Showing posts with label Oliver Stone. Show all posts
Showing posts with label Oliver Stone. Show all posts

Tuesday, March 21, 2023

JFK

The level-playing field, inherent sportspersonship, in a democracy is change not necessitated by the inquisitive will of honest people?

When someone is elected whose outlook contradicts entrenched lacklustre routine, such contradiction embodies the emboldened principles upon which the nation was founded.

I'm not referring to a situation when someone seeks to rearrange the constitution itself, and make monumental adjustments which indubitably favour absolute power.

Democratic governments persevere because they aren't despotic.

If you think the suppression of despotism is in fact despotic, you need to reevaluate your political outlook, and perhaps study historical examples of various monstrous mechanistic despots.

It was indeed an unsympathetic government astutely equipped with monarchical pretensions, that led to general dismay within the American colonies, and the creation of a country unconcerned with kings.

The political system contains remarkable checks and balances designed to prevent the reassertion of autocratic discord.

But they rely on a sense of fair play.

Which the founding fathers took for granted.

According to Oliver Stone's JFK, President Kennedy wasn't interested in war with Vietnam, and was taking steps to move the country in a different direction, which likely led to his assassination.

He genuinely cared about and forthrightly sought a more peaceful world without violent conflict, a world less lucrative for the sale of weapons, as Jim Garrison (Kevin Costner) resolutely points out.

I often call Biden Michael Moore's president when I listen to him speak at length, he's a genuine person of the people and obviously cares deeply about general fair play.

From a distance, it seems like the only way to get ahead in the U.S if you're not well off is to join the army, and hope you never have to fight somewhere without a legitimate ethical reason (fighting Nazis).

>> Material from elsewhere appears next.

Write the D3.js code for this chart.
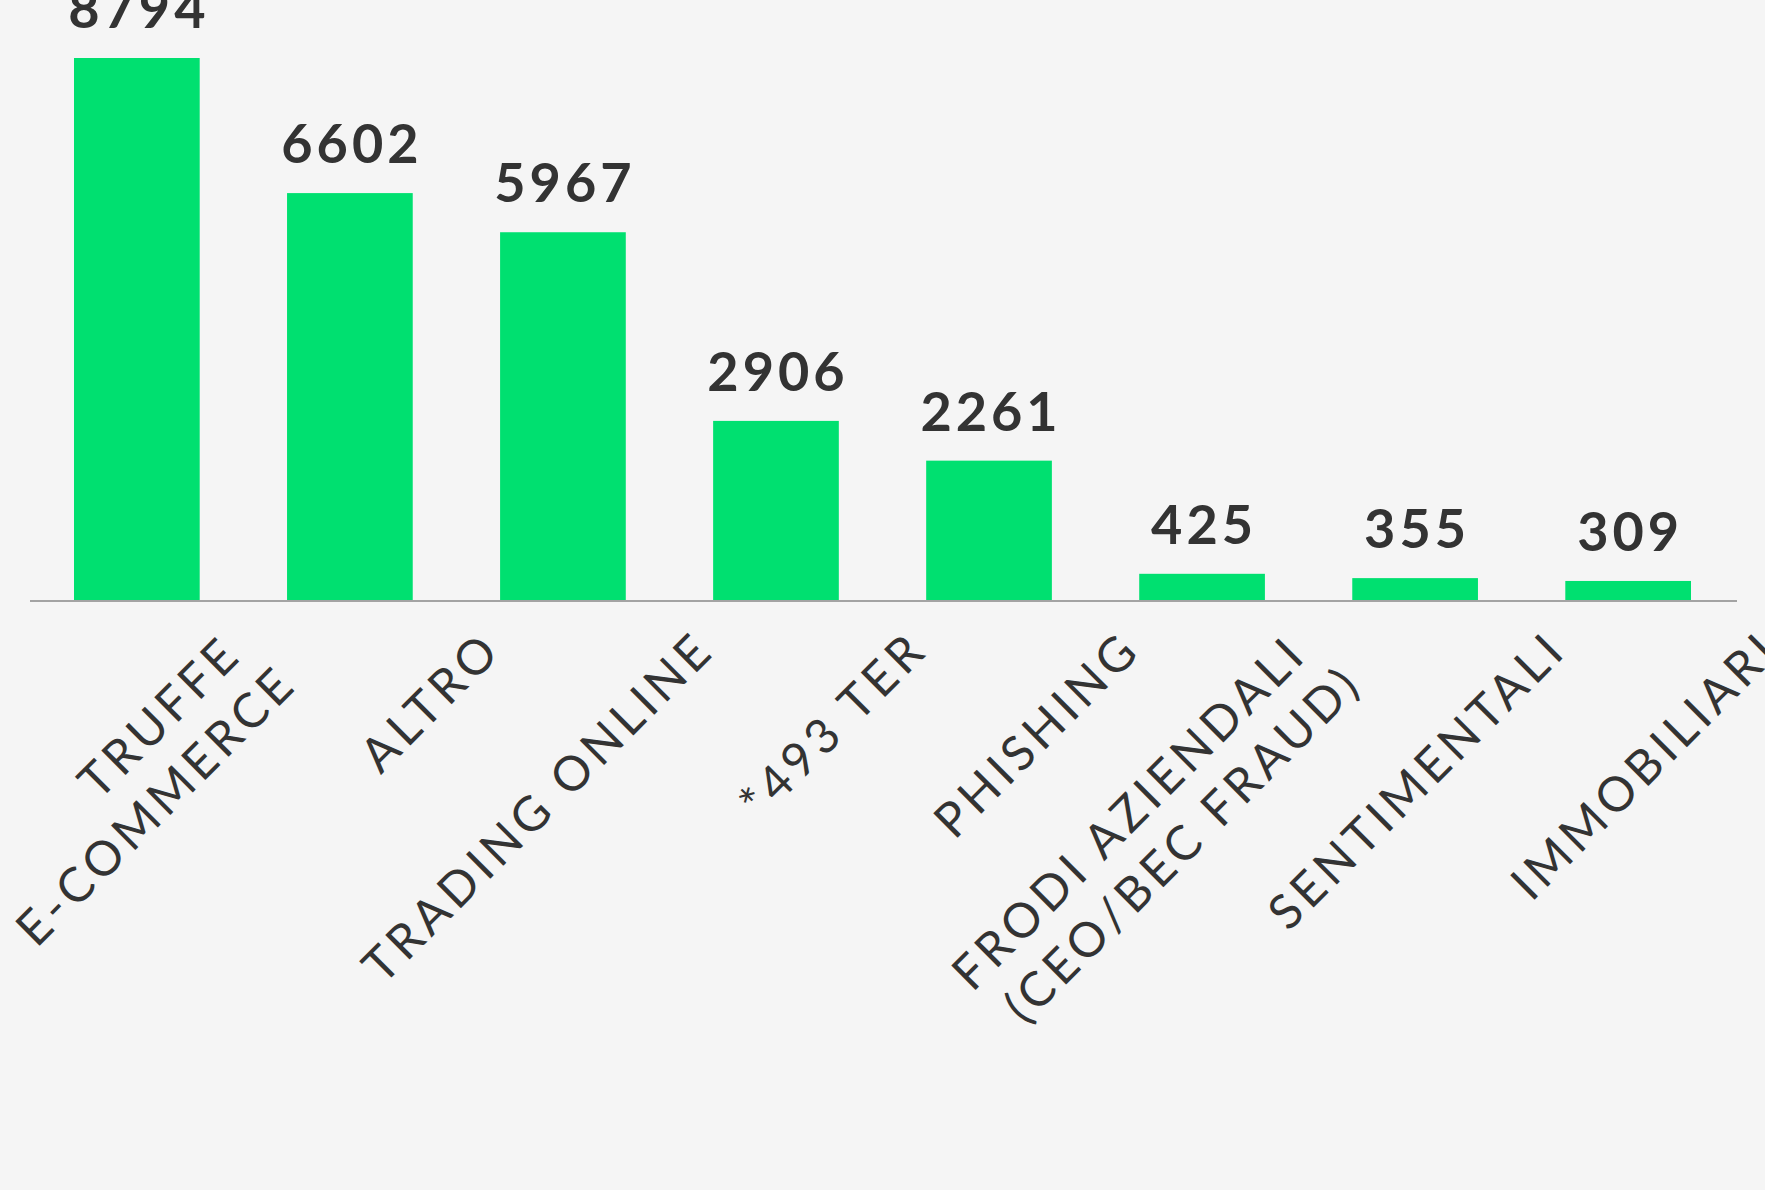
<!DOCTYPE html>
<html lang="it">
<head>
    <meta charset="utf-8">
    <title>Truffe online</title>
    <script src="https://d3js.org/d3.v7.min.js"></script>
    <style>
        body { margin: 0; background: #f5f5f5; }
        svg { display: block; }
    </style>
</head>
<body>
    <script>
        // data
        var categories = ["TRUFFE\nE-COMMERCE", "ALTRO", "TRADING ONLINE", "*493 TER", "PHISHING",
                          "FRODI AZIENDALI\n(CEO/BEC FRAUD)", "SENTIMENTALI", "IMMOBILIARI"];
        var values = [8794, 6602, 5967, 2906, 2261, 425, 355, 309];

        var width = 1765, height = 1190;
        var baseY = 600;

        var svg = d3.select('body')
            .append('svg')
            .attr('width', width)
            .attr('height', height);

        svg.append('rect')
            .attr('width', width)
            .attr('height', height)
            .attr('fill', '#f5f5f5');

        var x = d3.scaleBand()
            .domain(categories)
            .range([74, 1691])
            .paddingInner(0.41)
            .paddingOuter(0);

        var y = d3.scaleLinear()
            .domain([0, d3.max(values)])
            .range([baseY, 58]);

        var data = categories.map(function(c, i) { return {cat: c, val: values[i]}; });

        // bars
        svg.selectAll('rect.bar')
            .data(data)
            .join('rect')
            .attr('class', 'bar')
            .attr('x', function(d) { return x(d.cat); })
            .attr('y', function(d) { return y(d.val); })
            .attr('width', x.bandwidth())
            .attr('height', function(d) { return baseY - y(d.val); })
            .attr('fill', '#00e070');

        // baseline
        svg.append('line')
            .attr('x1', 30).attr('x2', 1737)
            .attr('y1', baseY + 1).attr('y2', baseY + 1)
            .attr('stroke', '#a3a3a3')
            .attr('stroke-width', 2);

        // value labels
        svg.selectAll('text.val')
            .data(data)
            .join('text')
            .attr('class', 'val')
            .attr('x', function(d) { return x(d.cat) + x.bandwidth() / 2 + 2; })
            .attr('y', function(d) { return y(d.val) - 30; })
            .attr('text-anchor', 'middle')
            .style('font-family', 'Lato, sans-serif')
            .style('font-weight', 700)
            .style('font-size', '54px')
            .style('letter-spacing', '4px')
            .style('fill', '#333')
            .text(function(d) { return d3.format('d')(d.val); });

        // rotated category labels
        var lineH = 60;
        var labels = svg.selectAll('text.cat')
            .data(data)
            .join('text')
            .attr('class', 'cat')
            .attr('transform', function(d) {
                return 'translate(' + (x(d.cat) + x.bandwidth() / 2 + 154) + ',' + (baseY + 52) + ') rotate(-45)';
            })
            .attr('text-anchor', 'end')
            .style('font-family', 'Lato, sans-serif')
            .style('font-weight', 400)
            .style('font-size', '48px')
            .style('letter-spacing', '5px')
            .style('fill', '#333');

        labels.each(function(d) {
            var lines = d.cat.split('\n');
            var n = lines.length;
            d3.select(this).selectAll('tspan')
                .data(lines)
                .join('tspan')
                .attr('x', function(l, i) { return n > 1 ? -36 + i * 18 : 0; })
                .attr('y', function(l, i) { return (i - (n - 1) / 2) * lineH; })
                .text(function(l) { return l; });
        });
    </script>
</body>
</html>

When confronting the startling statistics regarding gun violence in the U.S, I'm clearly surprised it's still so easy to buy a gun, so I asked myself, what kind of country do the people who sell all these weapons to their own people want to maintain?, and the answer is most disturbing, and passionately supported in many circles.

Weapons and violence, the assassination of presidents because they uphold alternative points of view, unravels the fair-minded fabric the founding fathers holistically created.

Is it that hard to work together to achieve productive common goals?

It works so well in so many countries. 

And has often worked in North America too.

Friday, October 14, 2016

Snowden

A brilliant patriotic mind finds himself indefatigably immersed within an exponentially expanding parapanopticon, unwarranted global surveillance having become authoritatively sacrosanct, his personal analysis of the phenomenon leading to a subversive conclusion, as he bears in mind the preservation of civil liberties, and takes steps to educate the unsuspecting public.

The clandestine nature of his work up until his point of departure causes problems for his relationship with partner Lindsay Mills (Shailene Woodley [she does good work]), who advocates for social justice and played a constructive role in his sociopolitical transformation.

Edward Snowden, postmodern day Prometheus, his gift of knowledge mythologically cybersecuring distinct praise agon.

If the rule of law inviolably guarantees an individual's right to privacy, which as far as I'm aware it generally does in democratic countries, Snowden hasn't really broken the law but has rather courageously defended it.

His gift shifts paradigms depending upon how seriously people worry about the indents of their online footprints, enlightening awareness as opposed to litigation, inasmuch as no government would ever give up such power.

Best to pretend like you believe them if they ever say they have however.

Good time to start marketing online security packages that block big brother, even if they'll never work!

If ubiquitous international cybersurveillance isn't going anywhere, it seems like a mistake to leave Snowden outside the equation when he could play a leading role in its positive applications.

Whether or not he's broken the law is up for debate, a contention that many have likely made which could controversially generate the trial of the century.

Imagine how annoying it must have been when neighbouring tribes could light fires or only elite members of tribes could light fires and you/rs unfortunately could not?

I doubt tribal times were that exclusive.

The film functions more like an important tool for raising public awareness, for refining critical consciousnesses, than a stunning work of tragic intrigue.

Stock characterizations and sentimental stylizations depreciate its value although such schematics make such a game changing narrative easier to evaluate, lighthearted mass exposure potentially less distasteful than explosive stunts.

Citizenfour's more detailed.

With I could travel to the year 4000 and find out how Snowden's remembered.

Inveterate flame!

Atavistic icon.

*Good subject for the next Presidential debate.